C’est le cas d’EUMETSAT, l’Agence européenne en charge de l’exploitation des satellites météorologiques, ou encore l’ESO, l’Observatoire austral européen. Le reliquat des financements spatiaux belges allant à des cofinancements d’activités de l’Union européenne et à des initiatives nationales.
Un support accru à l’Europe spatiale
Pourquoi avoir ainsi dopé (+17%) le budget de l’Agence spatiale ? Plusieurs faisceaux de réponses sont possibles. Il y a, bien sûr, la situation internationale et l’arrêt des collaborations avec le partenaire russe dans ce secteur. Une mission planétaire compromise depuis cette rupture a désormais été recyclée : le rover martien Rosalind Franklin, de la mission Exomars qui aurait dû décoller cette année pour la Planète rouge grâce à une fusée russe Proton, sera lancée par une fusée américaine, en 2026 au plus tôt. Les adaptations nécessaires engendrent des coûts supplémentaires.
Pour la Belgique encore, on notera que l’augmentation de sa contribution à l’ESA aura peut-être pu faire pencher la balance en faveur du recrutement du nouvel astronaute belge. Mais on espère, toutefois, que ce sont les qualités intrinsèques, humaines et scientifiques du candidat qui auront eu le plus de poids.
D’un point de vue plus économique, la Belgique bénéficie comme tous les états membres de l’ESA de ce qu’on appelle le retour industriel. En théorie, chaque euro investi dans l’ESA revient à l’état membre sous forme de commandes industrielles. Globalement, pour la Belgique, c’est une bonne affaire. Et ce, depuis des années.
Comme l’expliquait à Paris le Secrétaire d’Etat en charge de la Politique scientifique fédérale, et donc du secteur spatial fédéral, Thomas Dermine (PS), « au cours de la période 2016-2020, chaque euro investi par le biais de l’ESA équivalait à 3,35€ de chiffre d’affaires additionnel.»

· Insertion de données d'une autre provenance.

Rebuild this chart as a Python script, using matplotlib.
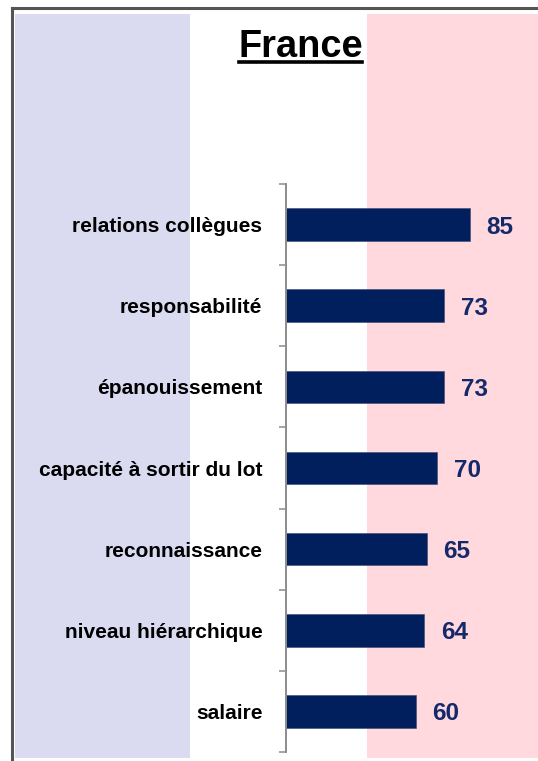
import numpy as np
import matplotlib
matplotlib.use("Agg")
from matplotlib import pyplot as plt
from matplotlib.patches import Rectangle
from matplotlib.lines import Line2D

# Data (top to bottom)
categories = [
    "relations collègues",
    "responsabilité",
    "épanouissement",
    "capacité à sortir du lot",
    "reconnaissance",
    "niveau hiérarchique",
    "salaire",
]
values = [85, 73, 73, 70, 65, 64, 60]
title = "France"

W, H = 538, 761
DPI = 100

plt.rcParams['font.family'] = ['Liberation Sans', 'DejaVu Sans']

fig = plt.figure(figsize=(W / DPI, H / DPI), dpi=DPI)
fig.patch.set_facecolor("white")


def px_rect(x0, y0, x1, y1, **kw):
    """ rectangle given in pixel coords (origin top-left) """
    return Rectangle((x0 / W, 1 - y1 / H), (x1 - x0) / W, (y1 - y0) / H,
                     transform=fig.transFigure, **kw)


# French flag bands (behind the axes)
fig.patches.append(px_rect(15, 14, 190, 758, facecolor="#dadaf0", edgecolor="none", zorder=-10))
fig.patches.append(px_rect(367, 14, 540, 758, facecolor="#ffd9de", edgecolor="none", zorder=-10))

# Outer frame (left + top visible)
fig.lines.append(Line2D([12 / W, 12 / W], [1 - 7.5 / H, 0], transform=fig.transFigure,
                        color="#555555", linewidth=2.2))
fig.lines.append(Line2D([12 / W, 1], [1 - 7.5 / H, 1 - 7.5 / H], transform=fig.transFigure,
                        color="#555555", linewidth=2.2))

# Title with underline
fig.text(300.5 / W, 1 - 57 / H, title, ha="center", va="baseline",
         fontsize=27.4, fontweight="bold", color="black")
fig.lines.append(Line2D([239 / W, 362 / W], [1 - 61.5 / H, 1 - 61.5 / H],
                        transform=fig.transFigure, color="black", linewidth=2.6))

# Axes: left edge at x=286, y from 184 to 752, 0..100 over 216 px
ax_left, ax_top, ax_bottom = 286, 184, 752
ax = fig.add_axes([ax_left / W, 1 - ax_bottom / H, 216.3 / W, (ax_bottom - ax_top) / H])
ax.patch.set_alpha(0)

n = len(categories)
y = np.arange(n)
ax.barh(y, values, height=0.40, color="#001f5c", edgecolor="#3a4a78", linewidth=0.4)

for yi, v in zip(y, values):
    ax.annotate(str(v), (v, yi), xytext=(12, 0), textcoords="offset points",
                ha="left", va="center_baseline", fontsize=17.5, fontweight="bold",
                color="#13296a", annotation_clip=False)

ax.set_xlim(0, 100)
ax.set_ylim(n - 0.5, -0.5)

ax.set_yticks(y)
ax.set_yticklabels(categories, fontsize=15, fontweight="bold")
ax.set_yticks(np.arange(n + 1) - 0.5, minor=True)
ax.tick_params(axis="y", which="major", length=0, pad=17)
ax.tick_params(axis="y", which="minor", length=5, width=1.1, color="#8c8c8c")
ax.set_xticks([])

for side in ["top", "right", "bottom"]:
    ax.spines[side].set_visible(False)
ax.spines["left"].set_color("#8c8c8c")
ax.spines["left"].set_linewidth(1.4)

fig.savefig("out.png", dpi=DPI)
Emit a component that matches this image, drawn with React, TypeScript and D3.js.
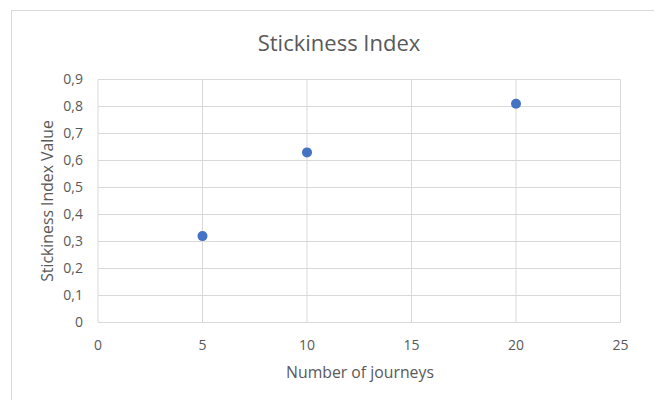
import React from "react";
import * as d3 from "d3";

const journeys = [5, 10, 20];
const stickiness = [0.32, 0.63, 0.81];
const xTicks = [0, 5, 10, 15, 20, 25];
const yTicks = [0, 0.1, 0.2, 0.3, 0.4, 0.5, 0.6, 0.7, 0.8, 0.9];

const W = 654;
const H = 400;
const FONT = "'Open Sans', Lato, sans-serif";
const TEXT = "#595959";
const GRID = "#D9D9D9";

export default function App() {
  const x = d3.scaleLinear().domain([0, 25]).range([98, 620.5]);
  const y = d3.scaleLinear().domain([0, 0.9]).range([322.5, 79.5]);
  const fmt = (v: number) => (v === 0 ? "0" : d3.format(".1f")(v).replace(".", ","));

  return (
    <svg
      width={W}
      height={H}
      style={{ position: "absolute", left: 0, top: 0, background: "#fff" }}
      fontFamily={FONT}
    >
      <rect x={11.5} y={10.5} width={W} height={H} fill="#fff" stroke={GRID} strokeWidth={1} />
      <text x={339} y={51} textAnchor="middle" fontSize={22} fill={TEXT}>
        Stickiness Index
      </text>
      {yTicks.map((t) => (
        <line key={"gy" + t} x1={x(0)} x2={x(25)} y1={y(t)} y2={y(t)} stroke={GRID} strokeWidth={1} />
      ))}
      {xTicks.map((t) => (
        <line key={"gx" + t} x1={x(t)} x2={x(t)} y1={y(0)} y2={y(0.9)} stroke={GRID} strokeWidth={1} />
      ))}
      {yTicks.map((t) => (
        <text key={"ty" + t} x={83} y={y(t)} dy="0.35em" textAnchor="end" fontSize={14} fill={TEXT}>
          {fmt(t)}
        </text>
      ))}
      {xTicks.map((t) => (
        <text key={"tx" + t} x={x(t)} y={345} dy="0.35em" textAnchor="middle" fontSize={14} fill={TEXT}>
          {t}
        </text>
      ))}
      <text x={360} y={372} dy="0.35em" textAnchor="middle" fontSize={15.8} fill={TEXT}>
        Number of journeys
      </text>
      <text
        transform={`translate(47,${(y(0) + y(0.9)) / 2}) rotate(-90)`}
        dy="0.35em"
        textAnchor="middle"
        fontSize={15.8}
        fill={TEXT}
      >
        Stickiness Index Value
      </text>
      {journeys.map((j, i) => (
        <circle key={"p" + i} cx={x(j)} cy={y(stickiness[i])} r={5} fill="#4472C4" />
      ))}
    </svg>
  );
}
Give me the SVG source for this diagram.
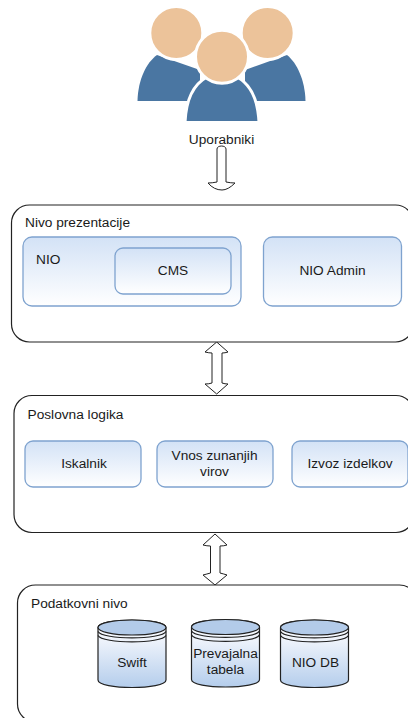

Comme l’économie spatiale se développe rapidement et est considérée comme le prochain grand marché mondial, des demandes commerciales apparaissent dans un nombre croissant de domaines. Les investissements publics peuvent donc être considérés comme les catalyseurs de futurs secteurs économiques et en amont, scientifiques.
Les priorités stratégiques de la Belgique
A l’occasion de la réunion ministérielle de l’ESA, Thomas Dermine a aussi précisé quelles étaient les lignes de force de la politique spatiale belge. Elles reposent sur quatre piliers.
Le premier concerne le spatial pour la Terre et la société. Il vise à valoriser au maximum les investissements dans les technologies vertes, émergentes et établies dans l’espace pour répondre aux grands défis sociétaux en termes de changement climatique, de gestion des risques et des crises.
Le deuxième est axé sur la connaissance et l’entrepreneuriat. Ici, il s’agit de maximiser la contribution des activités spatiales à l’économie de la connaissance, en plaçant la recherche scientifique fondamentale à la source de l’innovation technologique. L’objectif est de développer une industrie spatiale viable, avec une politique qui s’oriente de plus en plus vers une approche « New Space » tout en développant une expertise en matière de niches stratégiques.
Vient ensuite le spatial en tant que source d’inspiration. Pour sensibiliser le grand public et les acteurs du spatial à l’importance socio-économique de l’espace. Une attention particulière est accordée à l’astronomie et à l’exploration spatiale en interaction avec l’enseignement en vue de promouvoir les carrières dans les STEM (Sciences, techniques, ingénierie et mathématiques).
Enfin, le dernier pilier concerne le spatial pour l’autonomie stratégique. Cela concerne particulièrement la cybersécurité et la météorologie spatiale, les télécommunications et l’accès à l’espace. Sans oublier la navigation et l’observation de la Terre.